Abstract

Research on retirement decisions has invited studies to examine how personal, work-related, and environmental factors interplay to affect older workers’ retirement decisions. Drawing upon the person-environment fit framework, we proposed a negative relationship between high-involvement work practices (HIWPs) and older workers’ retirement intention. We further developed hypotheses regarding the moderating effects of gender, age, educational level, managerial status, and external economic environment on the relationship between HIWPs and retirement intention.

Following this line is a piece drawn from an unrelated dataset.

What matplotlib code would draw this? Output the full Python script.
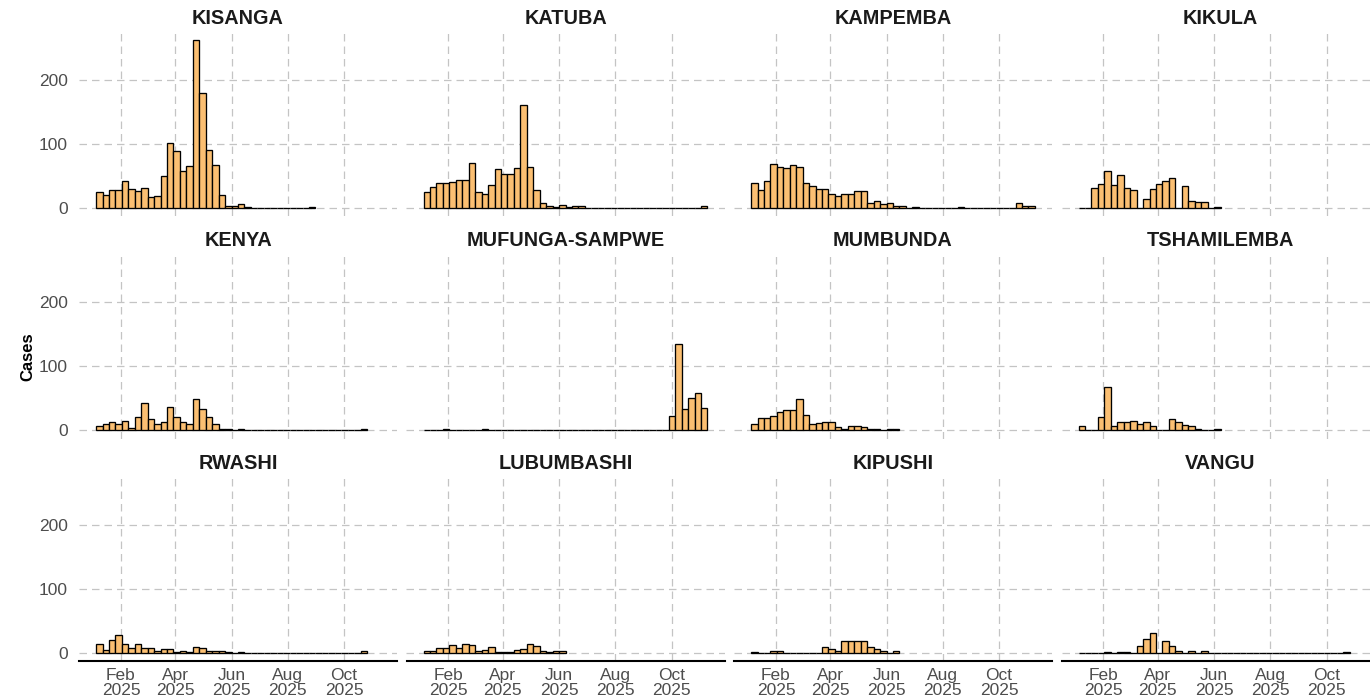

We tested the hypotheses using a sample of 754,856 employees age 50 and over from 360 U.S. government agencies participating in the Federal Employee Viewpoint Survey from 2006 to 2015. The results, based on mixed effect logit regressions and cross-classified modeling, indicated that older workers’ experience of HIWPs had a negative relationship with their retirement intention, and the negative relationship was stronger for older men workers, workers aged 50-59 years, older workers without a bachelor’s degree, and non-managerial older workers than for older women workers, those aged 60 years or over, those with a bachelor’s degree, and those with managerial responsibilities, respectively. Moreover, the results showed that the negative HIWPs-retirement intention relationship has become stronger since the Great Recession of 2008. We discussed the theoretical and practical implications of older workers’ retirement decisions by considering the interactions between human resource management practices and personal and environmental factors.